Hi Agathe,
On 2/15/22 05:40, Agathe Porte wrote:
Hi Guenter,
Le 12/02/2022 à 00:53, Guenter Roeck a écrit :
Turns out the chip is by default locked, meaning all those configuration writes
fail unless I explicitly unlock the chip. How would you suggest to handle that
situation, and how do you handle it in your application ?
After reading the TMP464 datasheet, the device seems locked by default indeed:
All of the configuration and limit registers may be locked for writes (making the registers write-protected), which
decreases the chance of software runaway from issuing false changes to these registers. The Lock column in
Table 3 identifies which registers may be locked. Lock mode does not effect read operations. To activate the lock
mode, Lock Register C4h must be set to 0x5CA6. The lock only remains active while the TMP464 device is
powered up. Because the TMP464 device does not contain nonvolatile memory, the settings of the configuration
and limit registers are lost once a power cycle occurs regardless if the registers are locked or unlocked.
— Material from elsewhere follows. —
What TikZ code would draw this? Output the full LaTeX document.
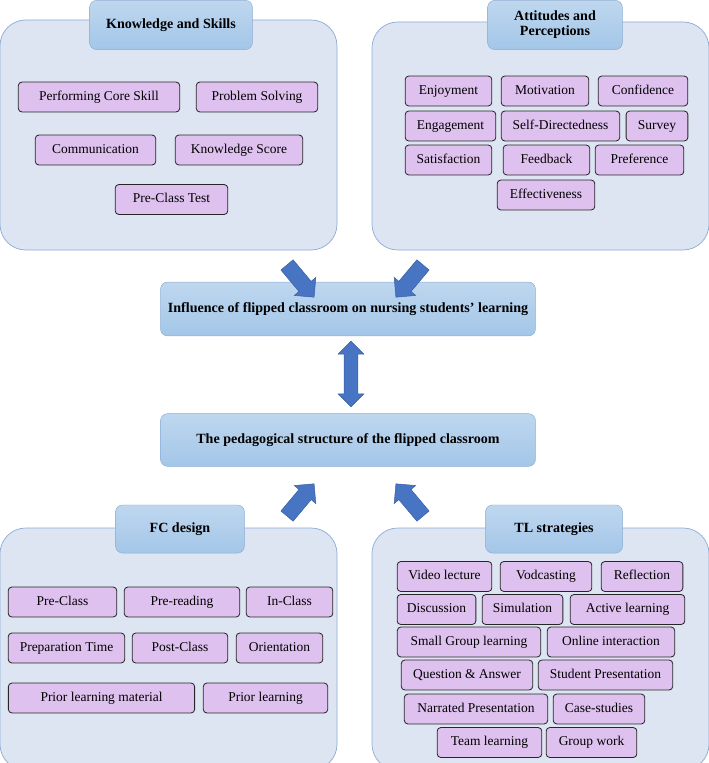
\documentclass[tikz,border=0pt]{standalone}
\usepackage{fontspec}
\setmainfont{Liberation Serif}
\usetikzlibrary{shapes.arrows}
\definecolor{panelfill}{RGB}{221,229,243}
\definecolor{paneldraw}{RGB}{140,172,212}
\definecolor{headfill}{RGB}{163,198,232}
\definecolor{itemfill}{RGB}{222,193,238}
\definecolor{arrowblue}{RGB}{72,116,196}
\tikzset{
  panel/.style={draw=paneldraw,fill=panelfill,rounded corners=22pt,line width=.6pt},
  head/.style={draw=paneldraw,top color=headfill!70,bottom color=headfill,rounded corners=6pt,font=\bfseries\fontsize{12}{13}\selectfont,align=center,inner sep=0pt},
  item/.style={draw=black!85,fill=itemfill,rounded corners=3pt,line width=.7pt,font=\fontsize{11.5}{12}\selectfont,inner sep=0pt,text height=8pt,text depth=2.5pt,minimum height=25.5pt},
  blk/.style={fill=arrowblue,draw=arrowblue!80!black,single arrow,single arrow head extend=4pt,minimum width=24pt,minimum height=36pt,inner sep=5pt},
}
\newcommand{\itm}[6]{\node[item,minimum width={(#4-#3)*0.85pt}] (#1) at ({(#3+#4)/2},{(#5+#6)/2}) {#2};}
\begin{document}
\begin{tikzpicture}[x=0.03cm,y=-0.03cm]
\useasboundingbox (0,0) rectangle (709,763);
% panels
\draw[panel] (0,20) rectangle (337,250);
\draw[panel] (372,22) rectangle (709,250);
\draw[panel] (0,528) rectangle (337,770);
\draw[panel] (372,528) rectangle (709,770);
\node[head,minimum width=139pt,minimum height=42pt] (ks) at (171,25) {Knowledge and Skills};
\node[head,minimum width=115pt,minimum height=42pt] (ap) at (555,25) {Attitudes and\\Perceptions};
\node[head,minimum width=110pt,minimum height=41pt] (fc) at (180,529) {FC design};
\node[head,minimum width=117pt,minimum height=41pt] (tl) at (554,529) {TL strategies};
% centre boxes
\node[head,minimum width=320pt,minimum height=46pt] (infl) at (348,309) {Influence of flipped classroom on nursing students' learning};
\node[head,minimum width=320pt,minimum height=45pt] (ped) at (348,440) {The pedagogical structure of the flipped classroom};
% arrows
\node[blk,rotate=-50] (a1) at (298,278) {};
\node[blk,rotate=-130] (a2) at (412,278) {};
\node[blk,rotate=50] (a3) at (298,503) {};
\node[blk,rotate=130] (a4) at (412,503) {};
\node[fill=arrowblue,draw=arrowblue!80!black,double arrow,double arrow head extend=4pt,minimum width=22pt,minimum height=56pt,inner sep=4.5pt,rotate=90] (a5) at (351,374) {};
% knowledge and skills
\itm{pcs}{Performing Core Skill}{18}{180}{82}{112}
\itm{ps}{Problem Solving}{196}{318}{82}{112}
\itm{com}{Communication}{35}{156}{135}{165}
\itm{kns}{Knowledge Score}{175}{303}{135}{165}
\itm{pct}{Pre-Class Test}{115}{228}{185}{214}
% attitudes and perceptions
\itm{enj}{Enjoyment}{405}{492}{76}{106}
\itm{mot}{Motivation}{501}{589}{76}{106}
\itm{con}{Confidence}{598}{688}{76}{106}
\itm{eng}{Engagement}{405}{496}{111}{141}
\itm{sd}{Self-Directedness}{501}{620}{111}{141}
\itm{sur}{Survey}{626}{688}{111}{141}
\itm{sat}{Satisfaction}{405}{492}{145}{175}
\itm{fb}{Feedback}{503}{590}{145}{175}
\itm{pre}{Preference}{595}{684}{145}{175}
\itm{eff}{Effectiveness}{497}{595}{180}{210}
% FC design
\itm{pcl}{Pre-Class}{8}{117}{587}{617}
\itm{prd}{Pre-reading}{124}{240}{587}{617}
\itm{icl}{In-Class}{246}{333}{587}{617}
\itm{pt}{Preparation Time}{8}{125}{633}{663}
\itm{pocl}{Post-Class}{132}{228}{633}{663}
\itm{ori}{Orientation}{236}{323}{633}{663}
\itm{plm}{Prior learning material}{8}{195}{683}{713}
\itm{pl}{Prior learning}{203}{328}{683}{713}
% TL strategies
\itm{vl}{Video lecture}{397}{492}{562}{591}
\itm{vod}{Vodcasting}{500}{592}{562}{591}
\itm{ref}{Reflection}{601}{683}{562}{591}
\itm{dis}{Discussion}{397}{476}{595}{624}
\itm{sim}{Simulation}{482}{563}{595}{624}
\itm{al}{Active learning}{570}{685}{595}{624}
\itm{sgl}{Small Group learning}{397}{541}{627}{657}
\itm{oi}{Online interaction}{547}{675}{627}{657}
\itm{qa}{Question \& Answer}{401}{533}{660}{690}
\itm{sp}{Student Presentation}{538}{673}{660}{690}
\itm{np}{Narrated Presentation}{404}{548}{694}{724}
\itm{cs}{Case-studies}{553}{645}{694}{724}
\itm{tlr}{Team learning}{437}{542}{728}{757}
\itm{gw}{Group work}{546}{637}{728}{757}
\end{tikzpicture}
\end{document}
In lock mode, the TMP464 device ignores a write operation to configuration and limit registers except for Lock
Register C4h. The TMP464 device does not acknowledge the data bytes during a write operation to a locked
register. To unlock the TMP464 registers, write 0xEB19 to register C4h. The TMP464 device powers up in locked
mode, so the registers must be unlocked before the registers accept writes of new data.
From my deduction, since we do not unlock it with software, I guess that our local FPGA is doing the job of disabling the lock during power-on procedure.
I guess we could read and unlock the device when probing, and relock it after rmmod if it was locked during probing (store initial lock state). We do not want to relock it if it was unlocked before probe — like in our usecase — because other applications may use this "already unlocked" assumption (bootloader, FPGA code, …).
What do you think?
Yes, that is exactly what I ended up doing.